How to create a Computer Group in the R2 Authoring Console

As you get more advanced in authoring custom management packs, you might find that you want to create groups for specific applications, application roles, and application components.  For this – an instance group is a better choice:

How to create an Instance Group in the R2 Authoring Console

What about something that should be REALLY easy – but isn’t?  Supposed you want to create a group of Windows Computers… but not ALL of them has host an application, maybe on a subset of them based on criteria of some OTHER class?  This is more common than you might realized and SHOULD be very simple to do in the UI console… but isn’t.  Again – we will refer to Jonathan’s blog on this topic for an excellent walk through:

How to create a group of Windows Computers based on a discovered property of any class

Another twist – what if you want to create a group of logical disks, but ONLY if they are disks on a SQL or Exchange server?

https://kevinholman.com/2010/09/09/how-to-create-a-group-of-objects-that-are-contained-by-some-other-group/

Here is a similar scenario – what if you want to create a group of all your Windows Computers, that are NOT a specific member of another special group?

https://kevinholman.com/2012/03/09/opsmgr-how-to-create-a-group-of-all-windows-computers-that-are-not-a-member-of-another-group/

 

I am sure there are lots of other good posts on groups out there as well.  These are just the most common scenarios I have run into.  If you know of a concept of using or creating groups that isn’t covered here, I’d love to hear about it and get it added to this post.

https://kevinholman.com/2014/01/12/creating-groups-of-computers-based-on-time-zone/

https://kevinholman.com/2014/04/09/creating-groups-of-health-service-watcher-objects-based-on-other-groups/

https://kevinholman.com/2009/11/04/making-groups-of-logical-disks-an-example-from-simple-to-advanced/

 

 

Lastly – a warning.  Don’t go crazy with too many groups.  A group is a singleton class hosted by the RMS, and the RMS must perform Group Calculation for each group on a regular basis.  You can destroy OpsMgr performance by having way too many groups, or by having complex criteria formatted in such a way that it places a load to perform the calculation.  There are a few articles on this topic…. but my advice:

  • Only create groups for what you absolutely need groups for.  Don’t create groups “to get organized” if you aren’t absolutely using those groups.
  • Try and keep the number of groups under 1000.  There is only a certain number of custom groups that are performance tested.  Beyond that – you might see performance issues that are unknown.
  • Keep your dynamic membership criteria SIMPLE.
  • Don’t create too many groups with massive memberships.

Slow Group Calculation

Finding those heavy group discoveries

14 Comments

  1. Nima

    Hi Kevin,
    since this article is quite a few years old, I’m curious.
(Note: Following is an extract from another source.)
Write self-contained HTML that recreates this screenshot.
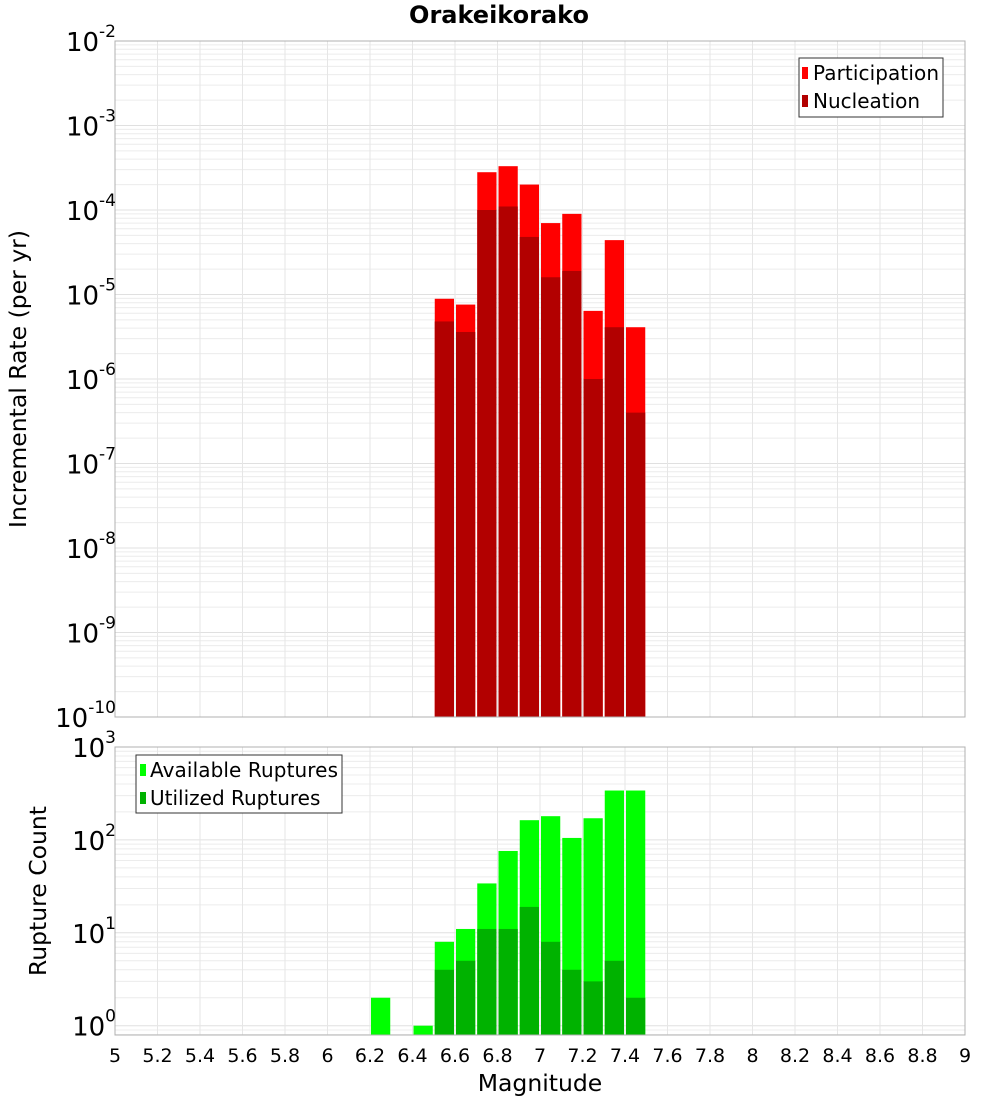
<!DOCTYPE html>
<html><head><meta charset="utf-8"><style>
body{margin:0;background:#fff;position:relative}
svg text{font-family:"DejaVu Sans","Liberation Sans",sans-serif}
</style></head><body>
<svg id="chart" width="1000" height="1100" xmlns="http://www.w3.org/2000/svg"></svg>
<script>
const binCenters = [6.55,6.65,6.75,6.85,6.95,7.05,7.15,7.25,7.35,7.45];
const participation = [8.9e-6,7.6e-6,2.8e-4,3.3e-4,2.0e-4,7.0e-5,9.0e-5,6.4e-6,4.4e-5,4.1e-6];
const nucleation = [4.8e-6,3.6e-6,1.0e-4,1.1e-4,4.8e-5,1.6e-5,1.9e-5,1.0e-6,4.1e-6,4.0e-7];
const countCenters = [6.25,6.45,6.55,6.65,6.75,6.85,6.95,7.05,7.15,7.25,7.35,7.45];
const available = [2,1,8,11,34,76,163,180,105,171,340,340];
const utilized = [0,0,4,5,11,11,19,8,4,3,5,2];
const xTicks = [5,5.2,5.4,5.6,5.8,6,6.2,6.4,6.6,6.8,7,7.2,7.4,7.6,7.8,8,8.2,8.4,8.6,8.8,9];
const xTickLabels = ["5","5.2","5.4","5.6","5.8","6","6.2","6.4","6.6","6.8","7","7.2","7.4","7.6","7.8","8","8.2","8.4","8.6","8.8","9"];
const topExps = [-2,-3,-4,-5,-6,-7,-8,-9,-10];
const botExps = [3,2,1,0];

const svg = document.getElementById('chart');
const NS = 'http://www.w3.org/2000/svg';
function el(tag, attrs, parent){const e=document.createElementNS(NS,tag);for(const k in attrs)e.setAttribute(k,attrs[k]);(parent||svg).appendChild(e);return e;}
const L=115,R=965;
const x = v => L + (v-5)/4*(R-L);
const T1=41,B1=717; const yTop = v => T1 + (-2 - Math.log10(v))*(B1-T1)/8;
const T2=747,B2=1035,dec2=92.9; const yBot = v => T2 + (3 - Math.log10(v))*dec2;

function grid(top,bot,yf,lo,hi,name){
  const g=el('g',{});
  
  
  for(let e=lo;e<hi;e++){for(let m=1;m<10;m++){const v=m*Math.pow(10,e);const y=yf(v);if(y<top-0.5||y>bot+0.5)continue;
    el('line',{x1:L,x2:R,y1:y,y2:y,stroke:m===1?'#e0e0e0':'#ececec','stroke-width':1},g);}}
  xTicks.forEach(t=>{el('line',{x1:x(t),x2:x(t),y1:top,y2:bot,stroke:'#e6e6e6','stroke-width':1},g);});
}
grid(T1,B1,yTop,-10,-1,'top-grid');
grid(T2,B2,yBot,-1,3,'bottom-grid');

const bw = x(5.1)-x(5)-2;
binCenters.forEach((c,i)=>{
  let r=el('rect',{x:x(c)-bw/2,y:yTop(participation[i]),width:bw,height:B1-yTop(participation[i]),fill:'#ff0000'});
  
  
  r=el('rect',{x:x(c)-bw/2,y:yTop(nucleation[i]),width:bw,height:B1-yTop(nucleation[i]),fill:'#b20000'});
  
  
});
countCenters.forEach((c,i)=>{
  let r=el('rect',{x:x(c)-bw/2,y:yBot(available[i]),width:bw,height:B2-yBot(available[i]),fill:'#00ff00'});
  
  
  if(utilized[i]>0){
  r=el('rect',{x:x(c)-bw/2,y:yBot(utilized[i]),width:bw,height:B2-yBot(utilized[i]),fill:'#00b200'});
  
  }
});
el('rect',{x:L,y:T1,width:R-L,height:B1-T1,fill:'none',stroke:'#b0b0b0'});
el('rect',{x:L,y:T2,width:R-L,height:B2-T2,fill:'none',stroke:'#b0b0b0'});

topExps.forEach(e=>{const t=el('text',{x:116,y:yTop(Math.pow(10,e))+10,'text-anchor':'end','font-size':26});
  
  
  t.innerHTML='10<tspan dy="-14" font-size="17">'+e+'</tspan>';});
botExps.forEach(e=>{const t=el('text',{x:116,y:yBot(Math.pow(10,e))+10,'text-anchor':'end','font-size':26});
  
  
  t.innerHTML='10<tspan dy="-14" font-size="17">'+e+'</tspan>';});
xTicks.forEach((t,i)=>{const tx=el('text',{x:x(t),y:1062,'text-anchor':'middle','font-size':19});
  
  
  tx.textContent=xTickLabels[i];});
</script>
<svg width="1000" height="1100" style="position:absolute;left:0;top:0" xmlns="http://www.w3.org/2000/svg">
<text x="499" y="23" text-anchor="middle" font-size="24" font-weight="bold">Orakeikorako</text>
<text x="540" y="1091" text-anchor="middle" font-size="23.5">Magnitude</text>
<text transform="translate(26,379) rotate(-90)" text-anchor="middle" font-size="23.5">Incremental Rate (per yr)</text>
<text transform="translate(46,891) rotate(-90)" text-anchor="middle" font-size="23.5">Rupture Count</text>
<g>
<rect x="799" y="58" width="144" height="59" fill="#fff" stroke="#333"/>
<rect x="802" y="67" width="6" height="12" fill="#ff0000"/>
<text x="813" y="80" font-size="20" textLength="126">Participation</text>
<rect x="802" y="95" width="6" height="12" fill="#b20000"/>
<text x="813" y="108" font-size="20">Nucleation</text>
</g>
<g>
<rect x="136" y="755" width="206" height="58" fill="#fff" stroke="#333"/>
<rect x="140" y="764" width="6" height="12" fill="#00ff00"/>
<text x="150" y="777" font-size="20" textLength="188">Available Ruptures</text>
<rect x="140" y="792" width="6" height="12" fill="#00b200"/>
<text x="150" y="805" font-size="20">Utilized Ruptures</text>
</g>
</svg>
</body></html>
Do you still advise against creating a lot of groups? I’m thinking about having an ” Computers Group” that will have sub groups within it of different functions of environments that make up that entire applications computer inventory. We have a lot of application teams that we work with so if creating a lot of groups is still a concern when it comes to performance I will avoid that route.

    • Kevin Holman

      The advice still holds. Too many groups especially with complex membership expressions can cause slowness in large environments. It depends on how many groups we are talking about. 500? 1000?
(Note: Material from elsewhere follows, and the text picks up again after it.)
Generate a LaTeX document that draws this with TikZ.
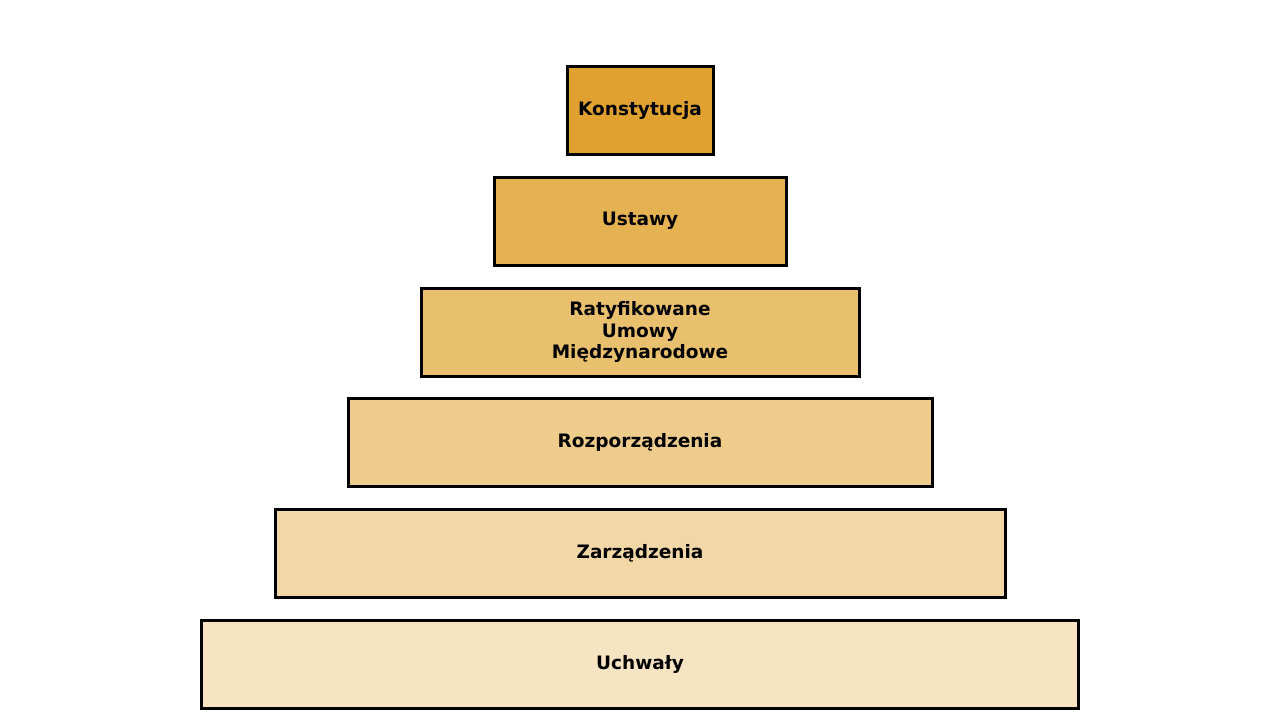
\documentclass[tikz,border=0pt]{standalone}
\usepackage{fontspec}
\setmainfont{DejaVu Sans}
\definecolor{levelOne}{RGB}{224,161,48}
\definecolor{levelTwo}{RGB}{228,178,80}
\definecolor{levelThree}{RGB}{233,192,110}
\definecolor{levelFour}{RGB}{237,204,140}
\definecolor{levelFive}{RGB}{242,216,167}
\definecolor{levelSix}{RGB}{247,228,195}
\usepackage{tikz}
\usetikzlibrary{positioning}

\begin{document}
\begin{tikzpicture}[x=1pt,y=1pt,
    tier/.style={draw=black, line width=3pt, minimum height=88pt,
      inner sep=0pt, align=center,
      font=\fontsize{18.5}{21.5}\selectfont\bfseries}]
      \useasboundingbox (0,0) rectangle (1280,-720);
      % Pyramid tiers
      \node[tier, fill=levelOne, minimum width=146pt]
        (konstytucja) at (640,-110) {Konstytucja};
      \node[tier, fill=levelTwo, minimum width=292pt]
        (ustawy) at (640,-221) {Ustawy};
      \node[tier, fill=levelThree, minimum width=438pt]
        (umowy) at (640,-332) {Ratyfikowane\\Umowy\\Międzynarodowe};
      \node[tier, fill=levelFour, minimum width=584pt]
        (rozporzadzenia) at (640,-442) {Rozporządzenia};
      \node[tier, fill=levelFive, minimum width=730pt]
        (zarzadzenia) at (640,-553) {Zarządzenia};
      \node[tier, fill=levelSix, minimum width=877pt]
        (uchwaly) at (640,-664) {Uchwały};
    \end{tikzpicture}
\end{document}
      I still have yet to need a good need for sub-groups in SCOM. Creating groups of Windows that contain an application, is VERY normal, and common, however. But creating lots of groups because the SCOM Admin likes to pre-create things just for organizing sake, is a mistake. Create the groups you NEED, not ones you dont use yet.

      • Dwayne

        you can reduce the performance hit by slowing down how often scom calculates groups. on large environments the default will absolutely kill performance. its yet another ‘hidden’ registry key, but cutting it back to 30min can see a significant reduction in that performance hit, and honestly sub 1 min to 30min doesn’t matter enough in most situation.

  2. Steven

    Hi Kevin,

    I have started creating some MP to pull more operational information into SCOM, I am now needing to create groups for this information for overrides and maintenance modes, i can do it easy enough in the MP one group at a time based on the windows attribute, but i am wondering if there is a way to create a MP that can auto create groups based on what properties exist in the Attribute, similar to how the WIndows Cluster creates a group for clusters automatically

    • Dwayne

      automatically as the template tells it to. you would need to create a management pack, setup discoveries, objects etc yourself. then in theory you can.

  3. Michiel

    Hi Kevin,
    Is there a way, perhaps query the database, to measure the resource impact of calculating group members for particular groups. If ‘troublemakers’ can be addressed then adjustments can be made and seen if that works better.
    We are now in kind of a dark.
    Regards,
    Michiel

    • Kevin Holman

      I don’t know a good way of this. It is a common issue/complaint. Normally at MSFT we take SQL traces and then analyze looking for long running queries under group populator module statements. I agree – it would be good if somehow we could bubble this up per group – to find and fix groups that take a lot of resources/time to populate.

  4. Thomas

    Hi Kevin,
    Is it possible to create a group that contains objects based on another group, but fill the group only with objects that are in critical health?
    Regards
    Thomas

    • Kevin Holman

      It is, but likely only using a script – and then I’d still not recommend that because it would cause massive group membership churn. What is the need here?

      • Thomas Reinhardt

        The idea was to create a performance view on this group and include its link in the notifications. There would be only 5-10 critical objects instead of 1000+ which would simplify the handling.